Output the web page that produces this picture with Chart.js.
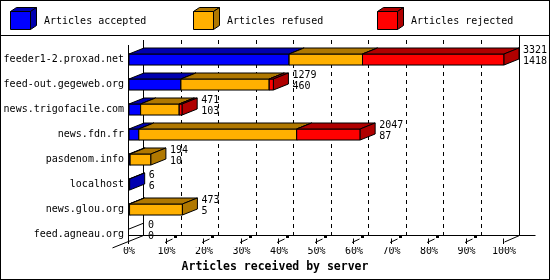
<!DOCTYPE html>
<html><head><meta charset="utf-8">
<script src="https://cdn.jsdelivr.net/npm/chart.js@4/dist/chart.umd.min.js"></script>
<style>html,body{margin:0;padding:0;background:#fff;}canvas{display:block;}</style>
</head><body>
<div style="width:550px;height:280px;position:relative"><canvas id="c" width="550" height="280"></canvas></div>
<script>
const categories = ['feeder1-2.proxad.net','feed-out.gegeweb.org','news.trigofacile.com','news.fdn.fr','pasdenom.info','localhost','news.glou.org','feed.agneau.org'];
const totals   = [3321, 1279, 471, 2047, 194, 6, 473, 0];
const accepted = [1418,  460, 103,   87,  10, 6,   5, 0];
const refused  = [ 650,  782, 342, 1398, 184, 0, 468, 0];
const rejected = [1253,   37,  26,  562,   0, 0,   0, 0];
const tickPercents = [0,10,20,30,40,50,60,70,80,90,100];
const seriesNames = ['Articles accepted','Articles refused','Articles rejected'];
const axisTitle = 'Articles received by server';

const FRONT = ['#0000ff','#ffb000','#ff0000'];
const DARK  = ['#0000b0','#b07800','#b00000'];
const DX = 15, DY = -6;
const FAM = '"DejaVu Sans Mono", monospace';
const FONT = '10px ' + FAM;
const xMax = Math.max(...totals);

function poly(ctx, pts, fill) {
  ctx.beginPath();
  ctx.moveTo(pts[0][0], pts[0][1]);
  for (let i = 1; i < pts.length; i++) ctx.lineTo(pts[i][0], pts[i][1]);
  ctx.closePath();
  if (fill) { ctx.fillStyle = fill; ctx.fill(); }
  ctx.strokeStyle = '#000'; ctx.lineWidth = 1; ctx.stroke();
}

const bars3d = {
  id: 'bars3d',
  beforeDatasetsDraw(chart) {
    const ctx = chart.ctx, ca = chart.chartArea, xs = chart.scales.x;
    const px = p => xs.getPixelForValue(p / 100 * xMax);
    const floorFront = ca.bottom - 5.5, floorBack = floorFront + DY;
    const topBack = ca.top + DY - 1;
    ctx.save();
    ctx.strokeStyle = '#000'; ctx.lineWidth = 1;
    ctx.setLineDash([4, 4]);
    for (const p of tickPercents) {
      if (p === 0 || p === 100) continue;
      const x = Math.round(px(p) + DX) - 0.5;
      ctx.beginPath(); ctx.moveTo(x, topBack); ctx.lineTo(x, floorBack); ctx.stroke();
    }
    ctx.setLineDash([]);
    const xl = Math.round(px(0)) - 0.5, xr = Math.round(px(100)) + 0.5;
    ctx.beginPath();
    ctx.moveTo(xl + DX, topBack); ctx.lineTo(xl + DX, floorBack);
    ctx.moveTo(xr + DX, 36); ctx.lineTo(xr + DX, floorBack);
    ctx.moveTo(xl, ca.top - 2); ctx.lineTo(xl, floorFront);
    ctx.moveTo(xl, floorBack); ctx.lineTo(xr + DX + 16, floorBack);
    ctx.moveTo(xl - 16, floorFront + 16 * (-DY) / DX);
    ctx.lineTo(xl + DX, floorBack);
    ctx.moveTo(xr, floorFront + 0.5); ctx.lineTo(xr + DX, floorBack);
    ctx.stroke();
    for (const p of tickPercents) {
      const x = Math.round(px(p)) - 0.5;
      ctx.beginPath(); ctx.moveTo(x, floorFront - 3); ctx.lineTo(x, floorFront + 2.5); ctx.stroke();
      if (p !== 0 && p !== 100) {
        ctx.beginPath(); ctx.moveTo(x - 1.5, floorFront + 1); ctx.lineTo(x + 6, floorFront - 2.5); ctx.stroke();
        ctx.fillStyle = '#000'; ctx.fillRect(x + 7.5, floorBack, 3, 2.5);
      }
    }
    ctx.restore();
  },
  afterDatasetsDraw(chart) {
    const ctx = chart.ctx;
    const metas = [0, 1, 2].map(i => chart.getDatasetMeta(i));
    ctx.save();
    for (let r = 0; r < categories.length; r++) {
      let lastR = null, yc = null, T = null, B = null;
      for (let d = 0; d < 3; d++) {
        const el = metas[d].data[r];
        const pr = el.getProps(['x', 'base', 'y', 'height'], true);
        const L = Math.min(pr.x, pr.base), R = Math.max(pr.x, pr.base);
        T = pr.y - pr.height / 2; B = pr.y + pr.height / 2; yc = pr.y;
        if (lastR === null) lastR = L;
        const v = chart.data.datasets[d].data[r];
        if (!v) continue;
        poly(ctx, [[L, T], [R, T], [R, B], [L, B]], FRONT[d]);
        poly(ctx, [[L, T], [R, T], [R + DX, T + DY], [L + DX, T + DY]], DARK[d]);
        poly(ctx, [[R, T], [R + DX, T + DY], [R + DX, B + DY], [R, B]], DARK[d]);
        lastR = R;
      }
      if (!totals[r]) {
        ctx.strokeStyle = '#000'; ctx.lineWidth = 1;
        ctx.beginPath(); ctx.moveTo(lastR, T); ctx.lineTo(lastR + DX, T + DY); ctx.stroke();
      }
      ctx.fillStyle = '#000'; ctx.font = FONT; ctx.textAlign = 'left'; ctx.textBaseline = 'middle';
      const tx = lastR + DX + 4;
      ctx.fillText(String(totals[r]), tx, yc - 9.5);
      ctx.fillText(String(accepted[r]), tx, yc + 1.5);
    }
    ctx.restore();
  },
  afterDraw(chart) {
    const ctx = chart.ctx;
    ctx.save();
    ctx.strokeStyle = '#000'; ctx.lineWidth = 1;
    ctx.strokeRect(0.5, 0.5, 549, 279);
    ctx.beginPath(); ctx.moveTo(0, 35.5); ctx.lineTo(550, 35.5); ctx.stroke();
    const boxX = [10, 193, 377];
    for (let i = 0; i < 3; i++) {
      const x = boxX[i] + 0.5, y = 11.5, w = 20, h = 18, dx = 6, dy = -4;
      poly(ctx, [[x, y], [x + w, y], [x + w + dx, y + dy], [x + dx, y + dy]], DARK[i]);
      poly(ctx, [[x + w, y], [x + w + dx, y + dy], [x + w + dx, y + h + dy], [x + w, y + h]], DARK[i]);
      poly(ctx, [[x, y], [x + w, y], [x + w, y + h], [x, y + h]], FRONT[i]);
      ctx.fillStyle = '#000'; ctx.font = FONT; ctx.textAlign = 'left'; ctx.textBaseline = 'middle';
      ctx.fillText(seriesNames[i], boxX[i] + 34, 21);
    }
    ctx.restore();
  }
};

new Chart(document.getElementById('c'), {
  type: 'bar',
  data: {
    labels: categories,
    datasets: [
      { label: seriesNames[0], data: accepted, backgroundColor: FRONT[0] },
      { label: seriesNames[1], data: refused,  backgroundColor: FRONT[1] },
      { label: seriesNames[2], data: rejected, backgroundColor: FRONT[2] }
    ].map(d => Object.assign(d, { borderColor: '#000', borderWidth: 1, borderSkipped: false, barThickness: 11 }))
  },
  options: {
    indexAxis: 'y',
    responsive: false,
    animation: false,
    devicePixelRatio: 1,
    layout: { padding: { top: 47, right: 0, left: 0, bottom: 0 } },
    plugins: {
      legend: { display: false },
      tooltip: { enabled: false },
      title: { display: true, text: axisTitle, position: 'bottom', color: '#000',
               font: { family: FAM, size: 11.5, weight: 'bold', lineHeight: 1.2 },
               padding: { top: 0, bottom: 6 } }
    },
    scales: {
      x: {
        type: 'linear', stacked: true, min: 0, max: xMax,
        afterBuildTicks: s => { s.ticks = tickPercents.map(p => ({ value: p / 100 * xMax })); },
        ticks: { callback: v => Math.round(v / xMax * 100) + '%', font: { family: FAM, size: 10 }, color: '#000',
                 padding: -2, maxRotation: 0, autoSkip: false },
        grid: { display: false, drawTicks: false },
        border: { display: false },
        afterFit: s => { s.height = 13.2; }
      },
      y: {
        type: 'category', stacked: true, offset: true,
        grid: { display: false, drawTicks: false },
        border: { display: false },
        ticks: { font: { family: FAM, size: 10 }, color: '#000', padding: 5, autoSkip: false },
        afterFit: s => { s.width = 129; }
      },
      yRightSpace: {
        type: 'category', position: 'right', offset: true,
        grid: { display: false, drawTicks: false },
        border: { display: false },
        ticks: { display: false },
        afterFit: s => { s.width = 46; }
      }
    }
  },
  plugins: [bars3d]
});
</script>
</body></html>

————

* **YOUR OBJECTIVE**
Repeat only what lies between the start of the data and the end of the line containing "const xMax = Math.max(...totals);", exactly, with pictures left out.

* **WRITTEN ANSWER**
Output the web page that produces this picture with Chart.js.
<!DOCTYPE html>
<html><head><meta charset="utf-8">
<script src="https://cdn.jsdelivr.net/npm/chart.js@4/dist/chart.umd.min.js"></script>
<style>html,body{margin:0;padding:0;background:#fff;}canvas{display:block;}</style>
</head><body>
<div style="width:550px;height:280px;position:relative"><canvas id="c" width="550" height="280"></canvas></div>
<script>
const categories = ['feeder1-2.proxad.net','feed-out.gegeweb.org','news.trigofacile.com','news.fdn.fr','pasdenom.info','localhost','news.glou.org','feed.agneau.org'];
const totals   = [3321, 1279, 471, 2047, 194, 6, 473, 0];
const accepted = [1418,  460, 103,   87,  10, 6,   5, 0];
const refused  = [ 650,  782, 342, 1398, 184, 0, 468, 0];
const rejected = [1253,   37,  26,  562,   0, 0,   0, 0];
const tickPercents = [0,10,20,30,40,50,60,70,80,90,100];
const seriesNames = ['Articles accepted','Articles refused','Articles rejected'];
const axisTitle = 'Articles received by server';

const FRONT = ['#0000ff','#ffb000','#ff0000'];
const DARK  = ['#0000b0','#b07800','#b00000'];
const DX = 15, DY = -6;
const FAM = '"DejaVu Sans Mono", monospace';
const FONT = '10px ' + FAM;
const xMax = Math.max(...totals);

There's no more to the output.